While the second error was not good either, the omission of the “not” in the Sixth Commandment immediately made waves – even contemporary writers of the era made note of the King’s and the Church’s rage at Robert Barker. Indeed, he was summoned to the Star Chamber – the Inquisition-style high court responsible for hearing cases of moral and religious infractions, as opposed to more traditional criminal and civil cases. Thanks to the anger of the King and the Church, Barker was fined £300 (equivalent to about £33,800 today) and stripped of his publisher’s license – resulting in a huge blow to his business and livelihood. Later, in 1635, Barker was thrown in debtors’ prison, where he died broke in 1643. One of the only reasons that he wasn’t sentenced to death for blasphemy is simply because the Star Chamber couldn’t actually deliver death sentences – they could, however, pass down all kinds of other wonderful methods of torture such as flayings, beatings, and removal of ears, for just a few examples. Had Barker been tried by a different court – and one not known for their expedient passages of justice – it would’ve been quite likely that he could’ve been killed for his transgressions. Still, debtors’ prison remains a completely shit way to go.
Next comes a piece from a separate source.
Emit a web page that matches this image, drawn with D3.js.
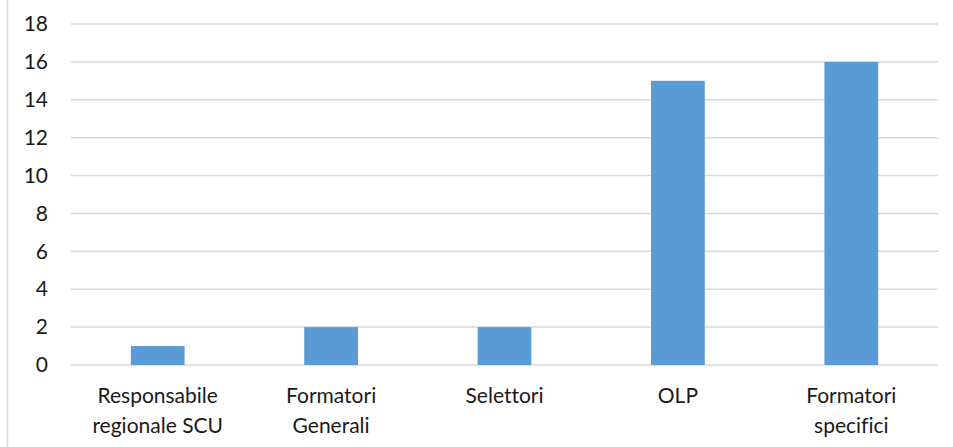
<!DOCTYPE html>
<html>
<head>
<meta charset="utf-8">
<script src="https://cdn.jsdelivr.net/npm/d3@7"></script>
<style>
  body { margin: 0; background: #fff; }
  text { font-family: Lato, "Open Sans", sans-serif; fill: #1a1a1a; font-variant-ligatures: none; }
</style>
</head>
<body>
<div id="chart"></div>
<script>
const categories = [
    ['Responsabile', 'regionale SCU'],
    ['Formatori', 'Generali'],
    ['Selettori'],
    ['OLP'],
    ['Formatori', 'specifici']
];
const values = [1, 2, 2, 15, 16];
const yTicks = [0, 2, 4, 6, 8, 10, 12, 14, 16, 18];

const width = 953;
const height = 447;
const margin = { top: 24, right: 15, bottom: 82, left: 71 };
const innerW = width - margin.left - margin.right;
const innerH = height - margin.top - margin.bottom;

const svg = d3.select('#chart')
    .append('svg')
    .attr('width', width)
    .attr('height', height);

// chart frame (only the left edge shows in the original)
svg.append('line')
    .attr('x1', 7.5).attr('x2', 7.5)
    .attr('y1', 0).attr('y2', height)
    .style('stroke', '#d9d9d9')
    .style('stroke-width', 1.5);

const g = svg.append('g')
    .attr('transform', `translate(${margin.left},${margin.top})`);

const keys = categories.map((c, i) => i);
const xScale = d3.scaleBand().domain(keys).range([0, innerW]).paddingInner(0.69).paddingOuter(0.345);
const yScale = d3.scaleLinear().domain([0, 18]).range([innerH, 0]);

// gridlines
g.selectAll('.grid')
    .data(yTicks)
    .enter()
    .append('line')
    .attr('class', 'grid')
    .attr('x1', 0)
    .attr('x2', innerW)
    .attr('y1', d => yScale(d))
    .attr('y2', d => yScale(d))
    .style('stroke', '#d9d9d9')
    .style('stroke-width', 1.5);

// bars
g.selectAll('.bar')
    .data(values)
    .enter()
    .append('rect')
    .attr('class', 'bar')
    .attr('x', (d, i) => xScale(i))
    .attr('y', d => yScale(d))
    .attr('width', xScale.bandwidth())
    .attr('height', d => innerH - yScale(d))
    .attr('fill', '#5b9bd5');

// y axis
const yAxis = d3.axisLeft(yScale).tickValues(yTicks).tickSize(0).tickPadding(23);
const yAxisGroup = g.append('g').call(yAxis);
yAxisGroup.select('.domain').remove();
yAxisGroup.selectAll('text')
    .style('font-size', '21px')
    .style('fill', '#1a1a1a');

// x axis
const xAxis = d3.axisBottom(xScale).tickSize(0).tickFormat('');
const xAxisGroup = g.append('g')
    .attr('transform', `translate(0, ${innerH})`)
    .call(xAxis);
xAxisGroup.select('.domain').remove();

xAxisGroup.selectAll('.tick')
    .each(function (d) {
        const lines = categories[d];
        const t = d3.select(this).append('text')
            .attr('text-anchor', 'middle')
            .style('font-size', '21px');
        lines.forEach((line, j) => {
            t.append('tspan')
                .attr('x', 0)
                .attr('y', 38 + j * 30)
                .text(line);
        });
    });
</script>
</body>
</html>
Thanks to the outrage over the typos, almost all copies of the Bible containing these errors were rounded up and burned – only fourteen survive into today’s age. In 1855, a rare book dealer by the name of Henry Stevens bought a copy, then the first-discovered one, and gave it the name “Wicked Bible”, which has stuck around into modern usage. In the last dozen years, four copies have come up for sale, fetching prices of between $40,000-100,000 per sale. Not bad for a book that might send you to hell if you read it.
At the end of the day, anyone who’s going to fly into a frothing rage – just because of simple mistakes such as a typo – probably shouldn’t be considered human. To the members of the Star Chamber – the defence rests.